L’effet Julien Lepers

Lee Ross a introduit l’erreur fondamentale d’attribution dans une expérience où il démontre notre propension à favoriser les causes internes (Amabile, Ross, Steinmetz, 1977).

Dans cette expérience, un premier sujet – l’interrogateur – interroge un autre sujet – le questionné. Les questions portent sur la culture générale et sont rédigées par le questionneur en fonction de ses propres compétences et centres d’intérêt. Des observateurs doivent ensuite évaluer le niveau de culture générale de l’interrogateur et du questionné. Le questionné ne sait bien évidemment pas toujours répondre aux différentes questions qu’a choisies l’interrogateur.

L’expérience montre que c’est toujours l’interrogateur qui est jugé le plus cultivé, alors qu’il est évident que le contexte lui est favorable.

Cette erreur est appelée l’effet Julien Lepers tout simplement parce que c’est l’impression qui se dégage de Questions pour un Champion, où Julien Lepers apparaît plus intelligent que les candidats alors qu’il ne montre aucun cas sa culture générale à lui pendant l’émission.

Une question de point de vue

Prenons l’expérience de Gerald Salancik réalisée dans les années 70, où une personne doit contrôler un train miniature et un observateur est chargé de la surveiller. Salancik change alors, à leur insu, la puissance du train, l’accélérant et le ralentissant sans prévenir, jusqu’à le faire dérailler.

Le conducteur se rend vite compte qu’il n’a en réalité aucun contrôle sur le train. Mais l’observateur ne voit pas les choses de la même manière. Il ne voit pas que ces changement de vitesse sont hors de son contrôle, il voit seulement une personne incapable de gérer le train. Et automatiquement, il attribue cette mauvaise gestion du train au manque de compétences et d’efforts du conducteur – physiquement présent devant lui – sans tenir compte des véritables raisons du déraillement, invisibles à ses yeux.

De la même manière, quand on regarde les entreprises, on ne voit que les personnes en charge de les faire fonctionner. On ne voit ni les contraintes qui les impactent leur comportements ni les incitations sous-jacentes.

On accorde trop de crédit aux responsables quand tout va bien, et on les blâme trop vite quand tout va mal. On oublie le rôle de la chance, et on néglige l’impact de l’environnement.

C’est pour ça qu’on conclut souvent à tort que les entreprises qui réussissent ont des managers brillants, et que celles qui échouent sont gérées par des incapables.

Prédire le comportement, vraiment ?

Le problème avec le concept de caractère motivant le comportement est que le caractère en soi est difficile à cerner. On qualifie quelqu’un de moral ou d’honnête, de courageux ou de naïf, en supposant que s’il est honnête dans une situation spécifique, il le sera aussi le reste du temps. Que s’il a fait preuve de courage une fois, il sera courageux peu importe la situation.

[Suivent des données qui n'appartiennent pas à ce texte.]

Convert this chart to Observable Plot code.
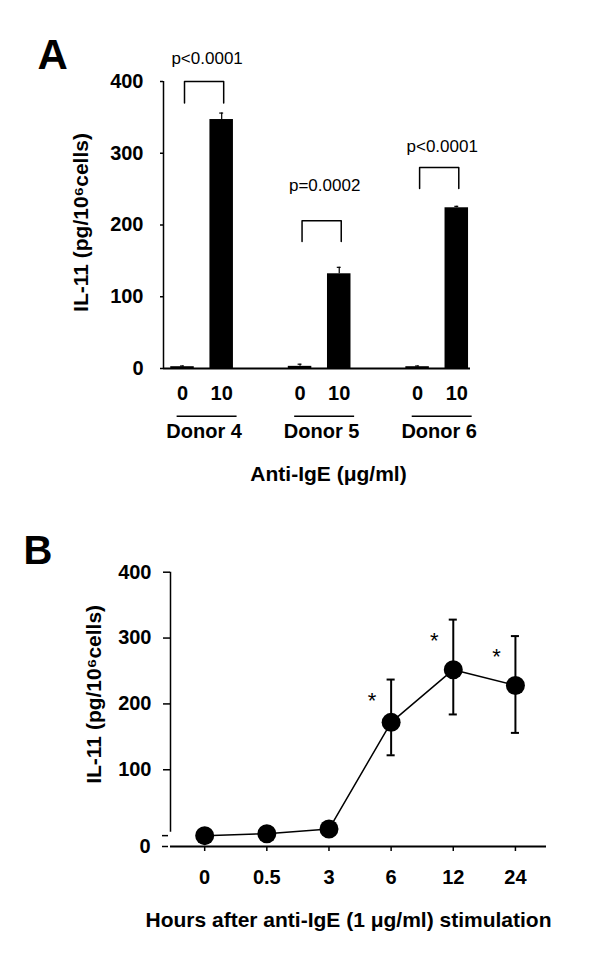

On suppose que les gens ont des traits de personnalité, des vertus et des vices donnés et fixes peu importe la situation. Dans toutes les langues, il existe des proverbes attestant cette croyance :

Qui vole un œuf vole un bœuf.
Qui dit un mensonge en dit cent.
Qui ment vole et qui vole ment.
Qui a bu, boira.

Si cette croyance populaire était correcte, alors nous devrions facilement pouvoir prédire et expliquer le comportement humain. Une seule action suffirait à révéler une disposition particulière et nous permettrait de prédire un comportement.

C’est une façon naturelle d’appréhender le comportement humain. On aime à penser que les actions en « disent long » sur le caractère d’une personne. Mais le caractère n’est pas plus constant que la situation qui le façonne.

Un garçon calme et timide sur une aire de jeu peut être extraverti et agressif entouré de ses amis. Une autorité morale au sein d’une institution religieuse peut mentir sur sa déclaration d’impôts. Une personne qui manque de respect à ses amis peut se comporter avec révérence envers sa famille.

C’est pour ça que c’est aussi dur d’embaucher de nouveaux employés, parce qu’on ne peut pas s’empêcher de penser que ce qu’on observe pendant les entretiens est représentatif des compétences générales du candidat.

Mais ça ne veut pas dire qu’on a toujours tort de généraliser. Comme ça ne veut pas dire que Julien Lepers n’a pas de culture générale.

Il faut seulement distinguer l’importance du contexte et celle de la personnalité, et prendre le temps d’analyser la situation avant de tirer ses conclusions.